What are we to do? After the great wars and the cities in rubble, after earthquake destructions, after pain and suffering and the storms that tear up our lives, people are inclined to go sorting through the rubble to find meaningful things, trinkets from their past lives. They seek out the things that will help them to rebuild the future. What does this text mean: “The stone that the builders rejected has become the cornerstone.” A world and people must begin the renewed search for a cornerstone, often the very one rejected. There needs to be a search for the cornerstone that is Christ who helps us to replant a fruitful vineyard, and a world that is based on a compassionate, merciful and sacrificing God. In the end there is the new beginning. Out of the ashes of Lent and the rubble of our lives comes a God who dares to send his Son again, who lifts him up.

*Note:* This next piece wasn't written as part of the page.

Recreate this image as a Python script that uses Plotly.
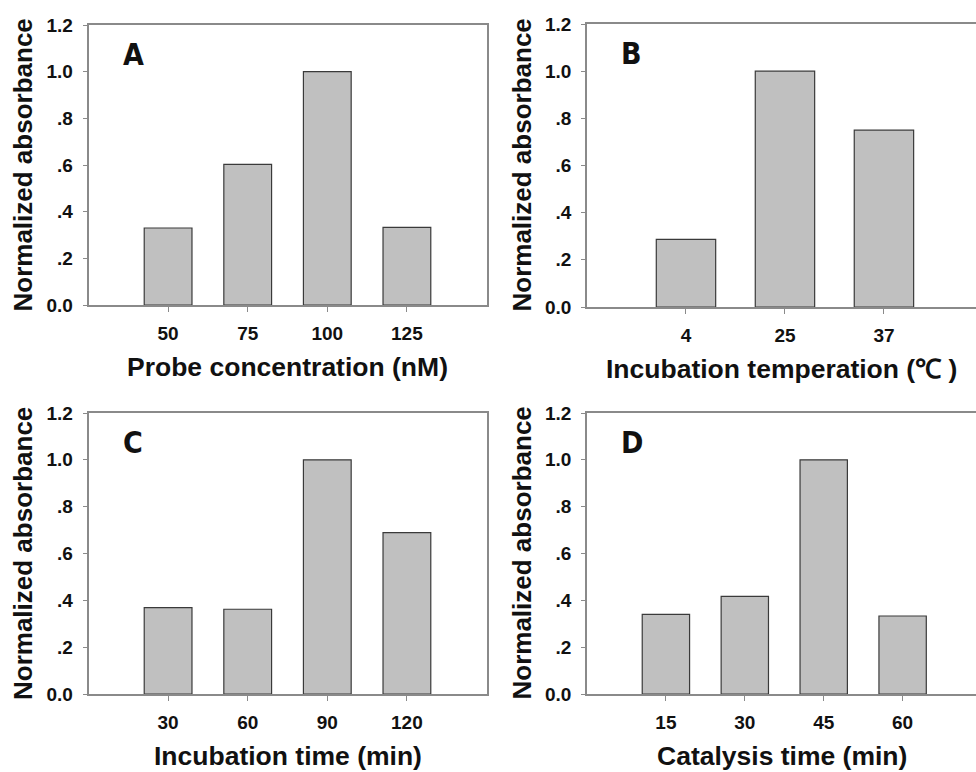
import plotly.graph_objects as go

W, H = 976, 772

# ---- data ----
cats_a = ["50", "75", "100", "125"]
vals_a = [0.33, 0.603, 1.0, 0.333]
title_a = "Probe concentration (nM)"

cats_b = ["4", "25", "37"]
vals_b = [0.287, 1.0, 0.75]
title_b = "Incubation temperation (\u2103 )"

cats_c = ["30", "60", "90", "120"]
vals_c = [0.369, 0.362, 1.0, 0.689]
title_c = "Incubation time (min)"

cats_d = ["15", "30", "45", "60"]
vals_d = [0.34, 0.417, 1.0, 0.333]
title_d = "Catalysis time (min)"

y_ticks = [0.0, 0.2, 0.4, 0.6, 0.8, 1.0, 1.2]
y_tick_text = ["0.0", ".2", ".4", ".6", ".8", "1.0", "1.2"]
y_title = "Normalized absorbance"
letters = ["A", "B", "C", "D"]

FONT = "Liberation Sans, Arial, sans-serif"
LETTER_FONT = "Liberation Sans Narrow, Arial Narrow, DejaVu Sans Condensed, " + FONT
AXIS_COL = "#8a8a8a"

def px_x(v):
    return v / W

def px_y(v):
    return 1 - v / H

panels = [
    dict(cats=cats_a, vals=vals_a, title=title_a, l=88.5, r=486.5, t=25, b=305, xr=4.0, right_line=True),
    dict(cats=cats_b, vals=vals_b, title=title_b, l=587, r=976, t=24, b=307, xr=2.93, right_line=False),
    dict(cats=cats_c, vals=vals_c, title=title_c, l=88.5, r=486.5, t=413, b=694, xr=4.0, right_line=True),
    dict(cats=cats_d, vals=vals_d, title=title_d, l=587, r=976, t=413, b=694, xr=3.93, right_line=False),
]

fig = go.Figure()
annotations = []
for i, p in enumerate(panels):
    n = i + 1
    xa = "x" if n == 1 else f"x{n}"
    ya = "y" if n == 1 else f"y{n}"
    fig.add_trace(go.Bar(
        x=list(range(len(p["cats"]))), y=p["vals"],
        xaxis=xa, yaxis=ya, width=0.6,
        marker=dict(color="#c0c0c0", line=dict(color="#3a3a3a", width=1.2)),
        showlegend=False, hoverinfo="skip",
    ))
    xkey = "xaxis" if n == 1 else f"xaxis{n}"
    ykey = "yaxis" if n == 1 else f"yaxis{n}"
    fig.layout[xkey] = dict(
        domain=[px_x(p["l"]), px_x(p["r"])],
        anchor=ya, range=[-1, p["xr"]], automargin=False,
        tickmode="array", tickvals=list(range(len(p["cats"]))),
        ticktext=[f"<b>{c}</b>" for c in p["cats"]],
        ticks="outside", ticklen=5, tickwidth=1.2, tickcolor=AXIS_COL,
        showline=True, linecolor=AXIS_COL, linewidth=1.6,
        mirror=True, showgrid=False, zeroline=False,
        tickfont=dict(family=FONT, size=19, color="#111"),
        ticklabelstandoff=5,
    )
    fig.layout[ykey] = dict(
        domain=[px_y(p["b"]), px_y(p["t"])],
        anchor=xa, range=[0, 1.2], automargin=False,
        tickmode="array", tickvals=y_ticks,
        ticktext=[f"<b>{t}</b>" for t in y_tick_text],
        ticks="outside", ticklen=4, tickwidth=1.2, tickcolor=AXIS_COL,
        showline=True, linecolor=AXIS_COL, linewidth=1.6,
        mirror=p["right_line"], showgrid=False, zeroline=False,
        tickfont=dict(family=FONT, size=19, color="#111"),
        ticklabelstandoff=6,
    )
    cx = (p["l"] + min(p["r"], 976)) / 2
    annotations.append(dict(
        text=f"<b>{p['title']}</b>", xref="paper", yref="paper",
        x=px_x(cx), y=px_y(p["b"] + 62), xanchor="center", yanchor="middle",
        showarrow=False, font=dict(family=FONT, size=26.5, color="#111"),
    ))
    annotations.append(dict(
        text=f"<b>{y_title}</b>", xref="paper", yref="paper",
        x=px_x(p["l"] - 66), y=px_y((p["t"] + p["b"]) / 2),
        xanchor="center", yanchor="middle", textangle=-90,
        showarrow=False, font=dict(family=FONT, size=26, color="#111"),
    ))
    annotations.append(dict(
        text=f"<b>{letters[i]}</b>", xref="paper", yref="paper",
        x=px_x(p["l"] + 32), y=px_y(p["t"] + 29), xanchor="left", yanchor="middle",
        showarrow=False,
        font=dict(family=LETTER_FONT, size=30, color="#111"),
    ))

fig.update_layout(
    width=W, height=H, margin=dict(l=0, r=0, t=0, b=0, autoexpand=False),
    paper_bgcolor="white", plot_bgcolor="white",
    annotations=annotations, bargap=0.4,
)

fig.write_html(
    "out.html",
    config={"displayModeBar": False},
    post_script="document.body.style.margin='0';document.body.style.overflow='hidden';",
)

He is the cornerstone of the new age, resurrected out of the rubble. With Christ as the cornerstone of the vineyard, and with all that Christ stands for and represents in terms of sacrifice and love, we see the hope and the potential for the rebuilding of the land, the new vineyard, the Realm and Domain that is God’s. It is a mighty stone in whose shadow we stand in judgment, as well as in the shadow of mercy, love, and compassion. The very Christ who was condemned and rejected is raised up from the rubble as the new cornerstone of God’s world of love.